The Sumithra strike was sparked when management locked workers in the factory and assaulted union members to block a union meeting on the wage offer. The intimidation only ramped up from there: bosses increased work hours to prevent strikers from speaking to other workers and filed baseless police reports. Since the strike ended under compulsory arbitration, the FTZ Union reported severe retaliation against strikers, including harassment and public shaming.
Workers across the Sri Lankan garment industry have faced waves of disaster over the past five years. These were man-made — or rather, capital-made — from Covid wage thefts, exposure to mass infections and lay-offs, to uninhabitable “boarding houses” during the 2021 floods, and the economic meltdown of 2022.
Inflation ravaged markets in Sri Lanka in 2022 and 2023, peaking at a record 85 per cent for food in September 2022, but still as high as 49 per cent the following February.
Trade union agitation, supported by organisations like War on Want, the Clean Clothes Campaign and Labour Behind the Label, won crisis relief allowances at certain factories for 2022. While most employers paid only half the union demand, Sumithra offered even less. Workers received no increase in 2023, and the “substantial” offer promised for 2024 was a pittance: only an additional £0.17 per day.
It is no accident that the precarious, highly exploited women workers at both ends of Asda’s supply chain face poverty wages, increasing workloads and routine intimidation.

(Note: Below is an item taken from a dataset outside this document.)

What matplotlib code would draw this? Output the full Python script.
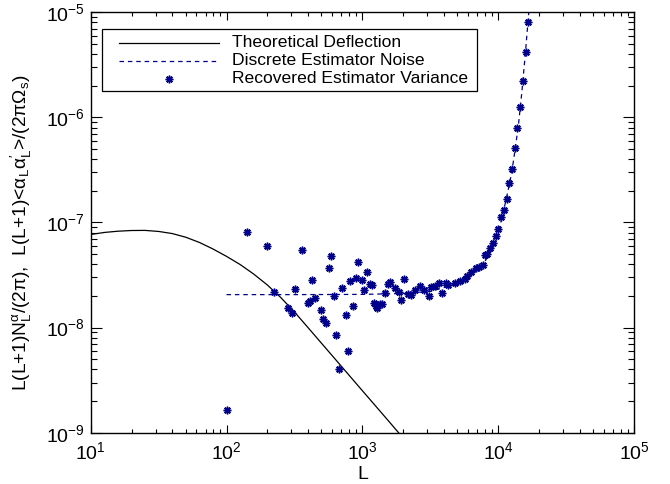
import numpy as np
import matplotlib
matplotlib.use('Agg')
import matplotlib.pyplot as plt
from matplotlib.ticker import LogLocator, NullFormatter

plt.rcParams['font.family'] = ['Liberation Sans', 'DejaVu Sans']
plt.rcParams['mathtext.fontset'] = 'custom'
plt.rcParams['mathtext.rm'] = 'Liberation Sans'
plt.rcParams['mathtext.it'] = 'Liberation Sans:italic'
plt.rcParams['mathtext.default'] = 'regular'

# theoretical deflection curve
theory_L = [10, 12.6, 15.8, 20.0, 25.1, 31.6, 39.8, 50.1, 63.1, 79.4, 100, 126,
            158, 200, 251, 316, 398, 501, 631, 794, 1000, 1259, 1585, 1995]
theory_y = [7.69e-8, 8.04e-8, 8.26e-8, 8.39e-8, 8.41e-8, 8.22e-8, 7.85e-8,
            7.24e-8, 6.46e-8, 5.60e-8, 4.76e-8, 3.98e-8, 3.24e-8, 2.54e-8,
            1.93e-8, 1.41e-8, 1.00e-8, 7.08e-9, 5.01e-9, 3.55e-9, 2.51e-9,
            1.78e-9, 1.26e-9, 8.9e-10]

# discrete estimator noise (dashed)
noise_L = [100, 316, 1000, 1995, 3162, 3981, 5012, 5623, 6310, 7079, 7943,
           8913, 10000, 10590, 11220, 11890, 12590, 13340, 14130, 14960,
           15850, 16790, 17380]
noise_y = [2.06e-8, 2.06e-8, 2.07e-8, 2.11e-8, 2.21e-8, 2.40e-8, 2.66e-8,
           2.88e-8, 3.16e-8, 3.59e-8, 4.22e-8, 5.37e-8, 8.13e-8, 1.07e-7,
           1.48e-7, 2.09e-7, 3.02e-7, 5.01e-7, 8.71e-7, 1.78e-6, 4.07e-6,
           1.0e-5, 1.78e-5]

# recovered estimator variance (asterisks)
rec_L = [100, 142, 200, 223, 284, 301, 318, 362, 398, 409, 427, 446, 500, 514,
         538, 565, 592, 622, 637, 673, 713, 762, 783, 807, 853, 904, 935, 993,
         1023, 1081, 1132, 1186, 1211, 1268, 1288, 1340, 1403, 1476, 1542, 1589,
         1730, 1862, 1936, 2037, 2163, 2291, 2427, 2636, 2825, 3090, 3214, 3404,
         3656, 3846, 4093, 4266, 4775, 5200, 5649, 5943, 6324, 6808, 7278, 7709,
         7960, 8241, 8770, 9183, 9661, 10046, 10520, 10990, 11560, 12100, 12680,
         13240, 13800, 14520, 15170, 15890, 16520]
rec_y = [1.63e-9, 8.09e-8, 6.04e-8, 2.18e-8, 1.55e-8, 1.38e-8, 2.35e-8, 5.45e-8,
         1.71e-8, 1.78e-8, 2.81e-8, 1.91e-8, 1.46e-8, 1.22e-8, 1.11e-8, 3.72e-8,
         4.85e-8, 2.00e-8, 8.57e-9, 4.07e-9, 2.40e-8, 1.33e-8, 5.94e-9, 2.78e-8,
         1.62e-8, 2.99e-8, 4.19e-8, 2.82e-8, 2.26e-8, 3.37e-8, 2.62e-8, 2.53e-8,
         1.71e-8, 1.60e-8, 1.52e-8, 1.67e-8, 1.66e-8, 2.15e-8, 2.58e-8, 2.72e-8,
         2.40e-8, 2.18e-8, 1.82e-8, 2.88e-8, 2.11e-8, 2.04e-8, 2.30e-8, 2.49e-8,
         2.26e-8, 2.00e-8, 2.44e-8, 2.47e-8, 2.66e-8, 2.15e-8, 2.66e-8, 2.53e-8,
         2.64e-8, 2.75e-8, 2.88e-8, 3.08e-8, 3.39e-8, 3.65e-8, 3.78e-8, 3.98e-8,
         4.89e-8, 4.99e-8, 5.78e-8, 6.40e-8, 7.41e-8, 8.69e-8, 1.12e-7, 1.31e-7,
         1.66e-7, 2.38e-7, 3.24e-7, 5.07e-7, 7.91e-7, 1.26e-6, 2.23e-6, 4.16e-6,
         8.04e-6]

labels = ['Theoretical Deflection', 'Discrete Estimator Noise',
          'Recovered Estimator Variance']
blue = '#00008b'
star = (8, 2, 0)

fig = plt.figure(figsize=(6.7, 4.84), dpi=100)
ax = fig.add_axes([0.1354, 0.106, 0.8109, 0.8686])

ax.plot(theory_L, theory_y, color='black', lw=0.9)
ax.plot(noise_L, noise_y, color=blue, lw=0.9, dashes=(3.6, 3.1))
ax.plot(rec_L, rec_y, ls='none', marker=star, ms=5.5, mew=1.1, color=blue)

ax.set_xscale('log')
ax.set_yscale('log')
ax.set_xlim(10, 1e5)
ax.set_ylim(1e-9, 1e-5)
ax.xaxis.set_minor_locator(LogLocator(base=10, subs=np.arange(2, 10)))
ax.yaxis.set_minor_locator(LogLocator(base=10, subs=np.arange(2, 10)))
ax.xaxis.set_minor_formatter(NullFormatter())
ax.yaxis.set_minor_formatter(NullFormatter())

ax.tick_params(which='both', direction='in', top=True, right=True,
               labelsize=14, width=0.8)
ax.tick_params(axis='x', which='major', length=5.8, pad=6)
ax.tick_params(axis='x', which='minor', length=2.9)
ax.tick_params(axis='y', which='major', length=7.9, pad=4)
ax.tick_params(axis='y', which='minor', length=4.3)
for sp in ax.spines.values():
    sp.set_linewidth(1.0)

ax.set_xlabel('L', fontsize=14, labelpad=2)
ax.set_ylabel(r'L(L+1)N$^{\alpha}_{L}$/(2$\pi$),  '
              r'L(L+1)<$\alpha_{L}\alpha^{\prime}_{L}$>/(2$\pi\Omega_{s}$)',
              fontsize=13.8)
ax.yaxis.set_label_coords(-0.104, 0.476)

# legend box drawn by hand (IDL style)
box = plt.Rectangle((0.0213, 0.8135), 0.6892, 0.1465, transform=ax.transAxes,
                    fill=False, ec='black', lw=0.9)
ax.add_patch(box)
ax.plot([0.0521, 0.2362], [0.9277, 0.9277], transform=ax.transAxes,
        color='black', lw=0.9)
ax.plot([0.0521, 0.2362], [0.8849, 0.8849], transform=ax.transAxes,
        color=blue, lw=0.9, dashes=(3.6, 3.1))
ax.plot([0.1442], [0.8414], transform=ax.transAxes, ls='none',
        marker=star, ms=5.5, mew=1.1, color=blue)
for yy, lab in zip([0.9277, 0.8849, 0.8414], labels):
    ax.text(0.2597, yy, lab, transform=ax.transAxes, fontsize=12.6,
            va='center', ha='left')

fig.savefig('out.png', dpi=100)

Not only is the system designed to profit global North investors at the expense of the global working class; but it also requires work to be organised in particular ways at different locations in the supply chain. The history of colonialism shapes the most brutal points.
In Sri Lanka we can trace the current situation back to 1977 and the beginning of the neoliberal “open” economic order. The relative gains of the struggling masses in the post-colonial period were dismantled, and there was an escalation of ethnonationalist and repressive state terror.
Sri Lanka’s “export-oriented industrialisation” model reinserted the island into its colonial place in the global economy as a source of low-value (for the producing country), labour-intensive products, heavily dependent on foreign capital. Only this time, the plantation economy and land grabs were joined by the mushrooming of garment factories.
The 1982 Polytex strike that launched the garment workers’ struggle in Sri Lanka came just two years after the violent repression of the 1980 general strike. Young women from rural areas, imagined by bosses to be docile, have battled through fear for four decades now.
The Sumithra strikers built courage through their relationships, in monsoon rains and 40-degree heat. On Valentine’s Day, they all wore red for each other. While management counted on them returning to work in desperation to collect their Sri Lankan New Year bonus in mid-April, they voted to stay out and held an enormous union festival.
When news of the Asda strikes in Britain reached the Sri Lankan workers, they extended their friendship across the seas, to British superstore parking lots. And the Asda strikers reached back.
The 5,000 miles between the people making the clothes and those selling them is not incidental. The global garments chain is designed to keep costs low and production flexible — which requires keeping workers’ bargaining power in the weakest possible state.
It will only be possible to challenge bosses’ power by weaving together workers’ organising across the whole supply chain and building the capacity to take collective industrial action. Sumithra and Asda workers’ solidarity offers the hope of this possibility.
Safieh Kabir is programmes officer for War on Want.